One of the more unique books that I’ve had the great pleasure to read is Tim Cope’s On the Trails of Genghis Khan, and it was riveting. Given that Genghis Khan’s hordes traveled over massive territory, the trails in question ranged from Mongolia to the Danube River in Hungary. However, the catch was that Mr. Cope was pursuing this via horseback. It took him over three years to complete this goal, but along the way, he was able to gain valuable insight to the countries (Mongolia, Kazakhstan, Russia, and Ukraine) and the way their nomadic culture evolved. Relying on the locals to take care of his horses (and a dog) through their shared knowledge, Cope learned techniques to preserve his food and increase the longevity of his horses’ stamina, among the many practical and spiritual lessons over the course of this journey.

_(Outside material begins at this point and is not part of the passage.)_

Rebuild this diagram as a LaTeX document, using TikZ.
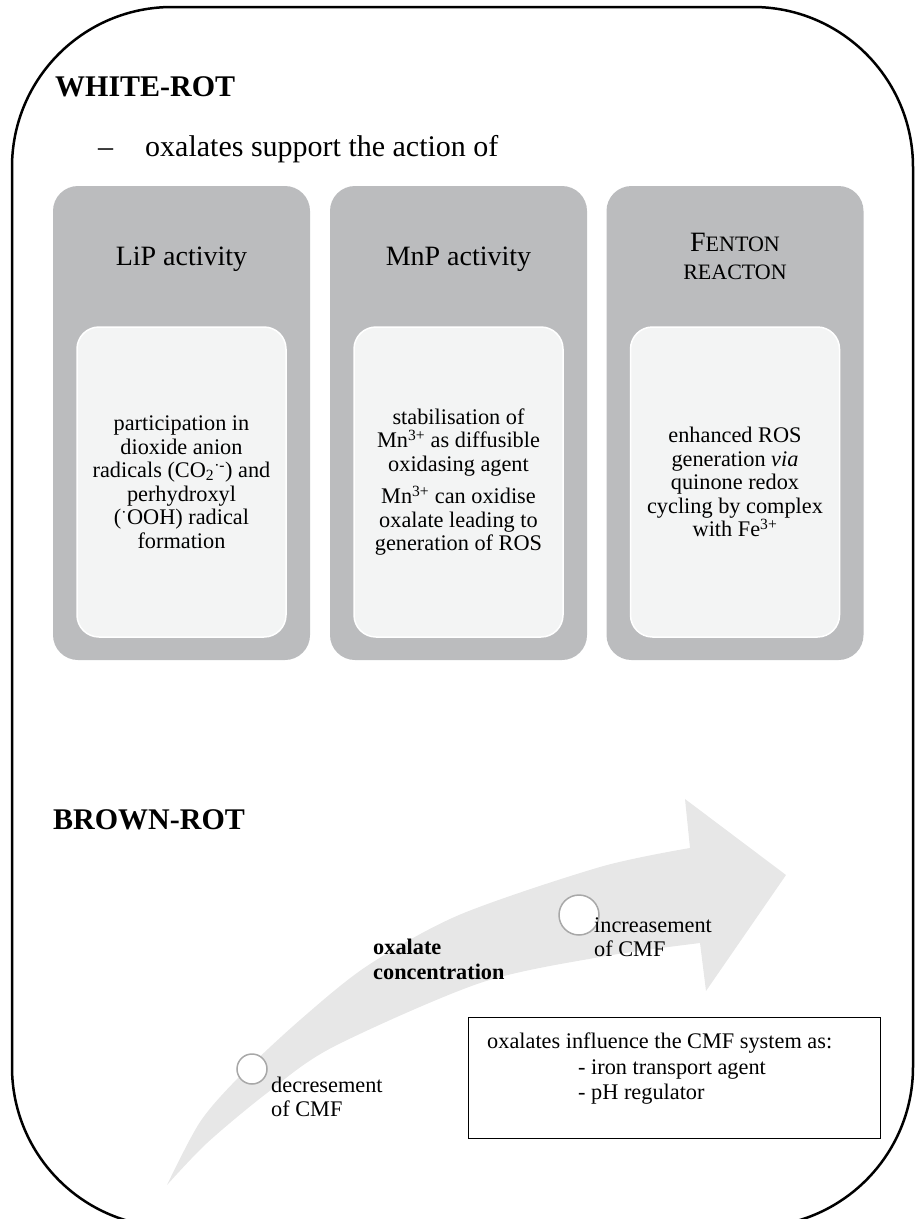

When I first started reading this, the cultural aspect was what enticed me. Admittedly, I’ve read a fair amount on Central Asia, so the steppes and the nomadic culture was somewhat familiar. However, Cope was able to dive wholeheartedly into it, and consequently, the reader is able to explore a magnificent world. He chronicled the highs and lows of his journey as well as the colorful people he met-I came away learning more about the ethnic groups populating these regions. He wrote about the legacy of living in the gers, and how the modernization of the respective countries he traveled to have slowly eradicated the nomadic culture; this added more emphasis on the prestige of living a nomadic lifestyle. It was sad to read about how Kazakhstan, with a rich tradition of nomads and horses, has gradually shunned that as part of modernizing. From the evocative prose to the pictures included within the book, Tim Cope’s journey makes you want to embark on your own!
This book was a fascinating insight into a sparsely populated yet intruiging region. Part adventure and part travel commentary, Tim Cope’s book will charm readers. He writes evocatively, and it placed emphasis on the challenges he faced in undergoing this monumental journey. The subheader for the book was “an epic journey through the land of the nomads,” and it was an epic read for sure!